Kisah kegagalan Tropicana ini memiliki relevansi yang kuat dalam konteks personal branding. Sama seperti sebuah merek produk yang memiliki desain kemasan sebagai identitas visualnya, manusia pun memiliki citra diri yang dibangun melalui perilaku, sikap, dan tindakan mereka sehari-hari. Personal branding adalah bagaimana seseorang membangun dan mempertahankan citra diri yang konsisten di hadapan publik. Sama seperti produk, orang-orang di sekitar kita mengenali kita melalui atribut-atribut dan kualitas yang telah mereka kenal dan percayai.
Dalam personal branding, integritas adalah elemen kunci. Ini bukan hanya tentang bagaimana kita bertindak di hadapan orang-orang tertentu, tetapi tentang bagaimana kita menjaga sikap yang konsisten di hadapan semua orang. Sama seperti Tropicana yang kehilangan elemen ikonik dalam kemasan mereka, seseorang yang tiba-tiba mengubah sikap atau perilakunya secara drastis juga dapat menyebabkan kebingungan di antara orang-orang di sekitarnya.

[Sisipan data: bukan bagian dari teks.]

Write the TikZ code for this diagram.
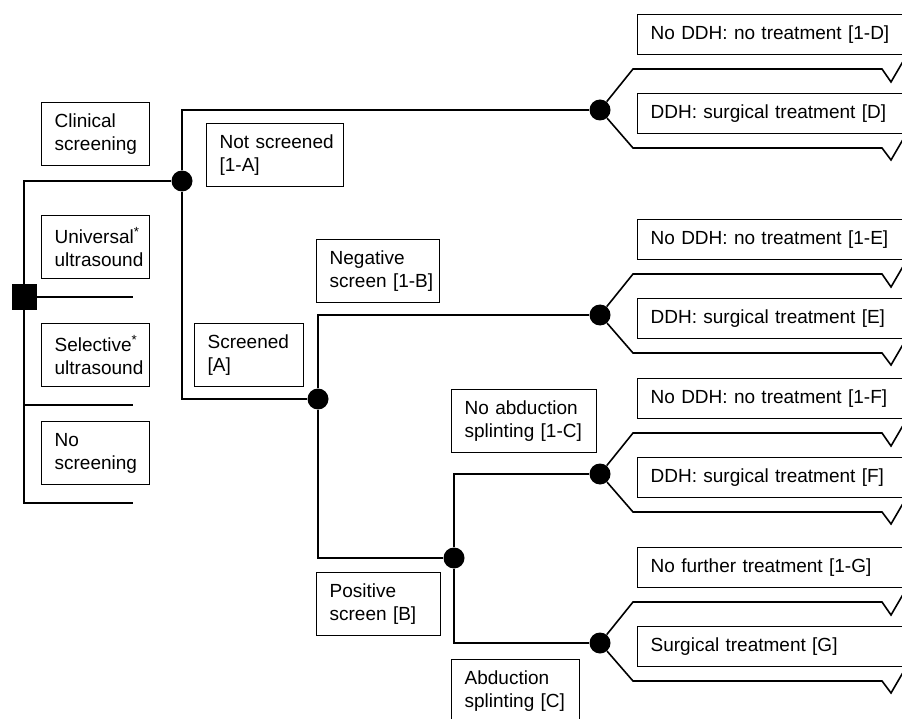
\documentclass[tikz,border=0pt]{standalone}
\usepackage{fontspec}
\setmainfont{Liberation Sans}
\tikzset{
    % Tree lines
    branch/.style={line width=1.6, line join=miter},
    % Label boxes
    box/.style={draw, line width=1.3, anchor=north west, align=left,
        inner xsep=13, inner ysep=0, font=\fontsize{19}{23}\selectfont},
    twoline/.style={box, minimum height=63},
    outcome/.style={box, minimum height=40, text width=300},
    % Tree nodes
    chance/.style={circle, fill=black, inner sep=0, minimum size=21},
    decision/.style={rectangle, fill=black, inner sep=0, minimum size=25},
}

\begin{document}
\begin{tikzpicture}[x=1pt, y=-1pt]
    \useasboundingbox (0,0) rectangle (902,719);
    \clip (0,0) rectangle (902,719);

    % Decision and chance nodes
    \node[decision] (dec) at (24,297) {};
    \node[chance] (c1) at (182,181) {};
    \node[chance] (c2) at (600,110) {};
    \node[chance] (c3) at (318,399) {};
    \node[chance] (c4) at (600,315) {};
    \node[chance] (c5) at (454,558) {};
    \node[chance] (c6) at (600,474) {};
    \node[chance] (c7) at (600,643) {};

    % Open ends of the strategies
    \coordinate (e2) at (133,297);
    \coordinate (e3) at (133,405);
    \coordinate (e4) at (133,503);

    % Branches
    \draw[branch] (dec) |- (c1);
    \draw[branch] (dec) -- (e2);
    \draw[branch] (dec) |- (e3);
    \draw[branch] (dec) |- (e4);
    \draw[branch] (c1) |- (c2);
    \draw[branch] (c1) |- (c3);
    \draw[branch] (c3) |- (c4);
    \draw[branch] (c3) |- (c5);
    \draw[branch] (c5) |- (c6);
    \draw[branch] (c5) |- (c7);

    % Terminal branches
    \foreach \c in {c2,c4,c6,c7} {
        \draw[branch] (\c) -- ++(33,-41) -- ++(249,0) -- ++(9,13) -- ++(14,-24);
        \draw[branch] (\c) -- ++(33,38) -- ++(249,0) -- ++(9,12) -- ++(14,-24);
    }

    % Strategy labels
    \node[twoline, text width=82] (clin) at (41,102) {Clinical\\screening};
    \node[twoline, text width=82] (univ) at (41,215) {Universal\textsuperscript{*}\\ultrasound};
    \node[twoline, text width=82] (sel) at (41,323) {Selective\textsuperscript{*}\\ultrasound};
    \node[twoline, text width=82] (nos) at (41,421) {No\\screening};

    % Chance labels
    \node[twoline, text width=111] (notscr) at (206,123) {\mbox{Not screened}\\{[1-A]}};
    \node[twoline, text width=83] (scr) at (194,323) {Screened\\{[A]}};
    \node[twoline, text width=97] (neg) at (316,239) {Negative\\\mbox{screen [1-B]}};
    \node[twoline, text width=98] (pos) at (316,572) {Positive\\\mbox{screen [B]}};
    \node[twoline, text width=119] (noabd) at (451,389) {\mbox{No abduction}\\\mbox{splinting [1-C]}};
    \node[twoline, text width=102] (abd) at (451,659) {Abduction\\\mbox{splinting [C]}};

    % Outcome labels
    \node[outcome] (t1d) at (637,14) {No DDH: no treatment [1-D]};
    \node[outcome] (td) at (637,93) {DDH: surgical treatment [D]};
    \node[outcome] (t1e) at (637,219) {No DDH: no treatment [1-E]};
    \node[outcome] (te) at (637,298) {DDH: surgical treatment [E]};
    \node[outcome] (t1f) at (637,378) {No DDH: no treatment [1-F]};
    \node[outcome] (tf) at (637,457) {DDH: surgical treatment [F]};
    \node[outcome] (t1g) at (637,547) {No further treatment [1-G]};
    \node[outcome] (tg) at (637,626) {Surgical treatment [G]};
\end{tikzpicture}
\end{document}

Mereka akan mulai mempertanyakan autentisitas dan konsistensi individu tersebut.
Sebagai contoh, seorang atasan yang secara konsisten bersikap keras dan otoriter di tempat kerja akan dikenal sebagai seseorang yang ingin "ditakuti". Sikap ini, meskipun negatif, tetap memberikan identitas yang jelas dan konsisten. Namun, jika atasan tersebut tiba-tiba berubah menjadi lebih ramah tanpa alasan yang jelas, bawahannya mungkin akan merasa bingung, serupa dengan kebingungan yang dirasakan konsumen Tropicana ketika mereka kehilangan elemen visual yang mereka kenal. Sebaliknya, seseorang yang bersikap manis di hadapan atasan tetapi acuh tak acuh terhadap bawahannya akan menciptakan personal branding yang tidak konsisten, yang pada akhirnya akan merusak citra diri mereka di mata orang lain.
Seperti halnya kegagalan rebranding Tropicana, personal branding yang tidak konsisten dapat menyebabkan hilangnya kepercayaan dari orang lain. Ketidakjujuran dan perubahan mendadak dalam citra diri sering kali menjadi penyebab utama hilangnya kepercayaan tersebut.
Pengalaman pribadi saya dalam membangun personal branding dimulai pada tahun 2020, ketika pandemi COVID-19 memaksa banyak bisnis untuk beralih ke platform online. Pada saat itulah saya mulai berupaya membangun citra diri di depan publik sebagai seseorang yang fokus pada kesehatan mental dan puitis, khususnya filosofi barat dan timur. Sesekali, saya juga menulis tentang industri keuangan serta tips mengelola keuangan. Pada awal 21, dengan adanya kebijakan baru di Quora yang memperbolehkan penggunaan nama samaran, saya harus memutar otak untuk menyesuaikan persona saya dengan situasi tersebut.